ABC reported that man died on the side of Anzac highway in Adelaide, not very far from a hospital that could have saved his life, but for waiting 40 minutes for an ambulance to arrive.

Man, 47, dies from cardiac arrest after waiting 40 minutes for ambulance to arrive
A 47-year-old man has died while waiting 40 minutes for an ambulance in Adelaide. South Australian Premier Peter Malinauskas said the circumstances of the case were “beyond tragic”, and that an investigation would be conducted.

The reason everyone will point to is the pandemic and our health resources being stretched to the point of breaking.

I'd direct people to something else, I point them to the 5251 people who received cannabis expiation notices (CENs) in 2020-21.

At what point does a cost benefit analysis kick in?

How many people need to die on the side of the road in sight of a hospital before resources are redirected from arresting patients to saving them?

This morning there was talk on the radio to make firefighters answer the emergency calls that the ambulances can't.

Nobody asked the same question about the Police (who are also trained and qualified to offer the exact same level of first aid as a fireman) being asked to respond to emergency first aid calls..

Why is that exactly, especially when it seems patently clear that on 5251 separate occasions in the financial year of 2020-21, the opportunity certainly existed, but was spent instead on fining people for cannabis?

In 2020, the Australian Senate held an Inquiry into the barriers to patient access to medical cannabis in Australia.

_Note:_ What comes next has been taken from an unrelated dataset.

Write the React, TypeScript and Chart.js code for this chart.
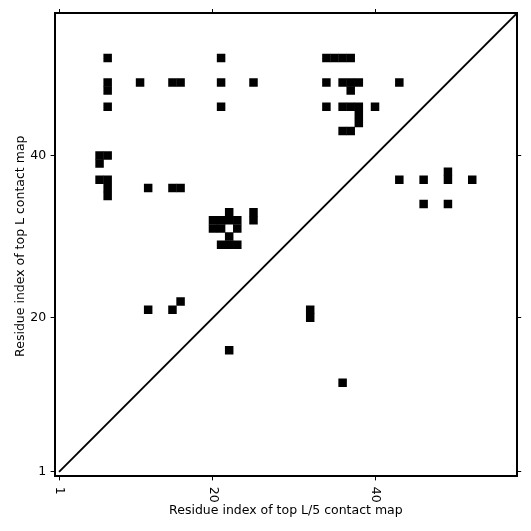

Current barriers to patient access to medicinal cannabis in Australia

One of the recommendations provided States with a suggested mechanism for improving access (Rec. 20), which coincidentally would also provide a way to free up many of those 5251 occassions when Police wasted time investigating and subsequently fined patients.

A homegrow amnesty.

5.107    The committee recommends that the Australian Government, through COAG, encourage a review of state and territory criminal legislation in relation to:  

amnesties for the possession and/or cultivation of cannabis for genuine self-medication purposes; and            

current drug driving laws and their implications for patients with legal medicinal cannabis prescriptions.